_AIM OF THE TASK_
Give the material once more, word for word, without any images.

_COLLECTED DATA_
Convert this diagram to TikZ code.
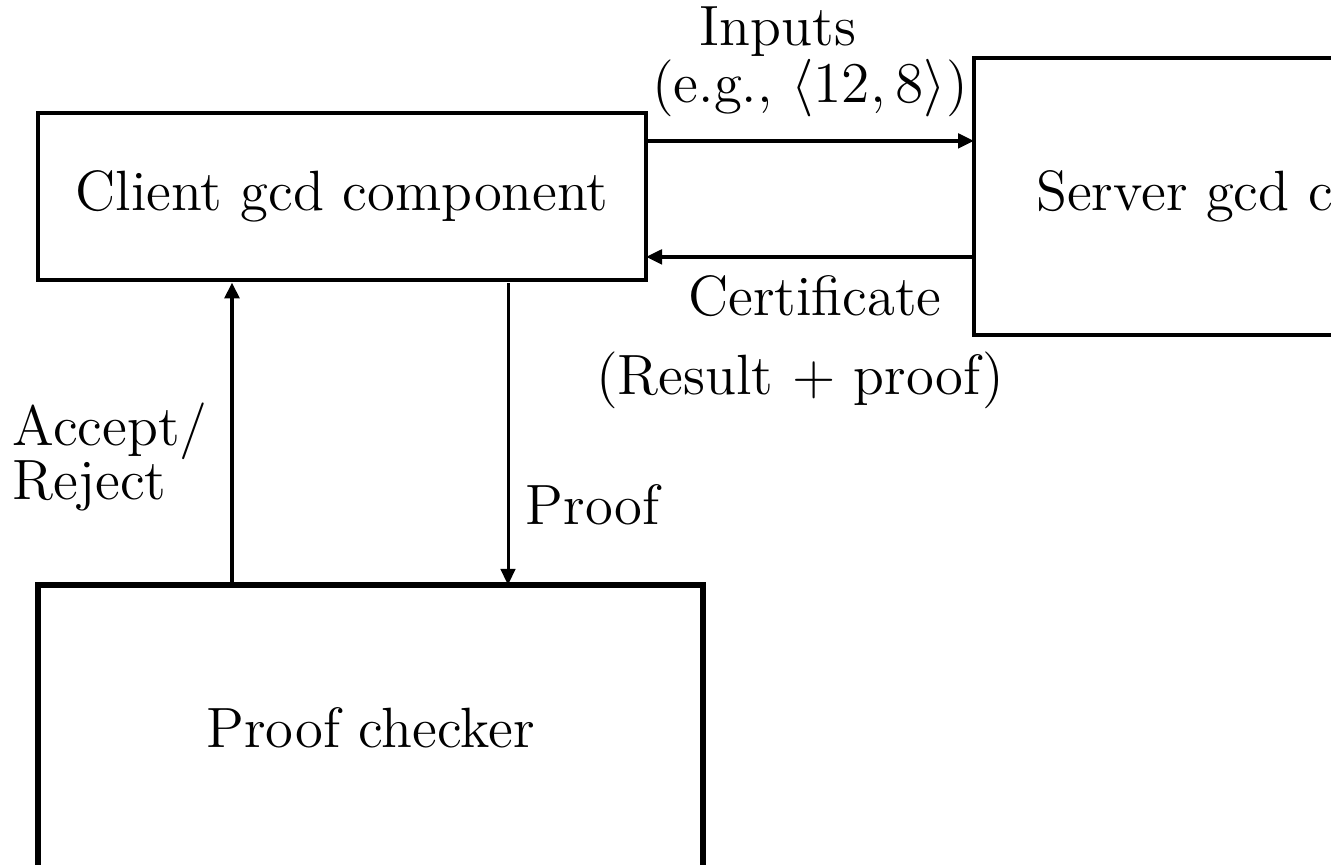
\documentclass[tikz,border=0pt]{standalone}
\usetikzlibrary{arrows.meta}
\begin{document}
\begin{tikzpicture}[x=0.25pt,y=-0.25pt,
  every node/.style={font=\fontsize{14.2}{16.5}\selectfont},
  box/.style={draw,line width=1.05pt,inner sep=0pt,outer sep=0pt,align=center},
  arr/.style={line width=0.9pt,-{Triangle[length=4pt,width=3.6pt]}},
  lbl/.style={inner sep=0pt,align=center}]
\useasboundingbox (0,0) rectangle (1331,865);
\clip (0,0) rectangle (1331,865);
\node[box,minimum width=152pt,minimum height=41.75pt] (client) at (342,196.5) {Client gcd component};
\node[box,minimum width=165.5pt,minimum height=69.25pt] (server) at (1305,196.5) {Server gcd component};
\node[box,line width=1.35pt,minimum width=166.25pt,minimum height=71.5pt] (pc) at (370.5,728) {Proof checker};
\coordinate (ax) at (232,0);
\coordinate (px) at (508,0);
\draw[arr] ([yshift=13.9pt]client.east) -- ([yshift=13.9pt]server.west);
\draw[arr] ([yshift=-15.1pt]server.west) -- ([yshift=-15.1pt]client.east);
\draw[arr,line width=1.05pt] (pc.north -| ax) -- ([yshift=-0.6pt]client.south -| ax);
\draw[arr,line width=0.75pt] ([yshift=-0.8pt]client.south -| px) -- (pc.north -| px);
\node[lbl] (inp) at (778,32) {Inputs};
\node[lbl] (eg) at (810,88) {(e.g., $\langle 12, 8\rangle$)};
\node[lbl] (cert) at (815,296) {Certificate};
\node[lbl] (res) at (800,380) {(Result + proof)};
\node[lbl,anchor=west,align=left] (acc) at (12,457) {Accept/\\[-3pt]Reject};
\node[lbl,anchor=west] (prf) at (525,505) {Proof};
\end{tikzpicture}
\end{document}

_FINISHED TASK_
Convert this diagram to TikZ code.
\documentclass[tikz,border=0pt]{standalone}
\usetikzlibrary{arrows.meta}
\begin{document}
\begin{tikzpicture}[x=0.25pt,y=-0.25pt,
  every node/.style={font=\fontsize{14.2}{16.5}\selectfont},
  box/.style={draw,line width=1.05pt,inner sep=0pt,outer sep=0pt,align=center},
  arr/.style={line width=0.9pt,-{Triangle[length=4pt,width=3.6pt]}},
  lbl/.style={inner sep=0pt,align=center}]
\useasboundingbox (0,0) rectangle (1331,865);
\clip (0,0) rectangle (1331,865);
\node[box,minimum width=152pt,minimum height=41.75pt] (client) at (342,196.5) {Client gcd component};
\node[box,minimum width=165.5pt,minimum height=69.25pt] (server) at (1305,196.5) {Server gcd component};
\node[box,line width=1.35pt,minimum width=166.25pt,minimum height=71.5pt] (pc) at (370.5,728) {Proof checker};
\coordinate (ax) at (232,0);
\coordinate (px) at (508,0);
\draw[arr] ([yshift=13.9pt]client.east) -- ([yshift=13.9pt]server.west);
\draw[arr] ([yshift=-15.1pt]server.west) -- ([yshift=-15.1pt]client.east);
\draw[arr,line width=1.05pt] (pc.north -| ax) -- ([yshift=-0.6pt]client.south -| ax);
\draw[arr,line width=0.75pt] ([yshift=-0.8pt]client.south -| px) -- (pc.north -| px);
\node[lbl] (inp) at (778,32) {Inputs};
\node[lbl] (eg) at (810,88) {(e.g., $\langle 12, 8\rangle$)};
\node[lbl] (cert) at (815,296) {Certificate};
\node[lbl] (res) at (800,380) {(Result + proof)};
\node[lbl,anchor=west,align=left] (acc) at (12,457) {Accept/\\[-3pt]Reject};
\node[lbl,anchor=west] (prf) at (525,505) {Proof};
\end{tikzpicture}
\end{document}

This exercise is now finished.